Record Store Day at Rough Trade is not only a Black Friday-esque ordeal, but a day that celebrates the music itself. The boisterous music emporium also includes a quaint venue in the back of the house, which held free performances on Record Store Day from noon until 4 p.m. Doors of the venue opened up to visitors at 11:30 a.m. with a different artist or group taking the stage every hour. The artists that performed on the Rough Trade stage during Record Store Day included Bambara, Chris Stamey, Wooing, Titus Andronicus, and The Shacks.
Justine, 21, who payed a visit to Rough Trade for Record Store Day, said that she spent her time at Rough Trade not because of the exclusive releases, but for the live music. "I've been going to Rough Trade for Record Store Day almost every year now," she said, "I enjoy it here because of the free sets they have during the day, and the free signings." On the exclusive releases, Justine says, "I admire the people who have the patience to wait in that line."

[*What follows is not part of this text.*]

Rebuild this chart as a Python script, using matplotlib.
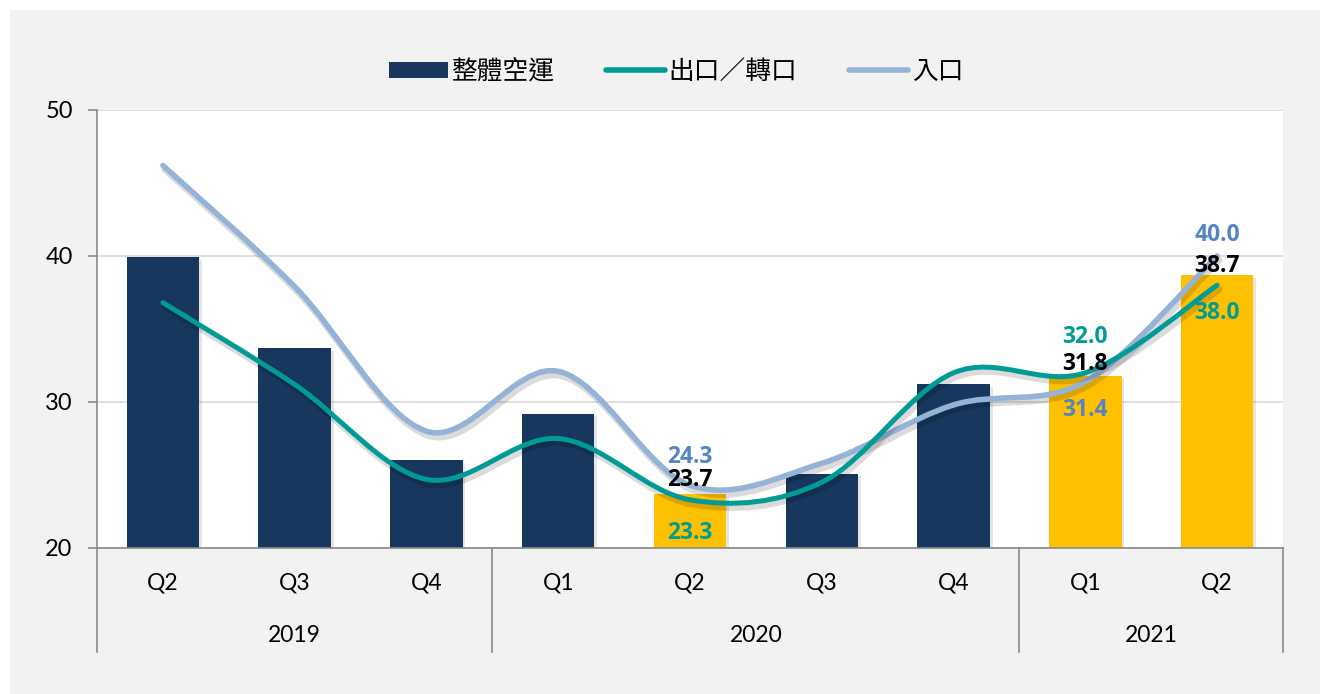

Record Store Day, with its first official day being on April 19, 2008, was created to celebrate the culture that surrounds the establishments of record stores. This includes everything from those who work at the stores, to those who enter the doors of a record store on any given day to purchase music. According to recordstoreday.com, the celebration of Record Store Day spans past the 1,400 participating stores in the United States, with Record Store Day participating stores up and running on every continent except Antarctica.
"It's become a tradition,” said Justine, "Record Store Day is about getting to meet new people, and talking to new people about new music."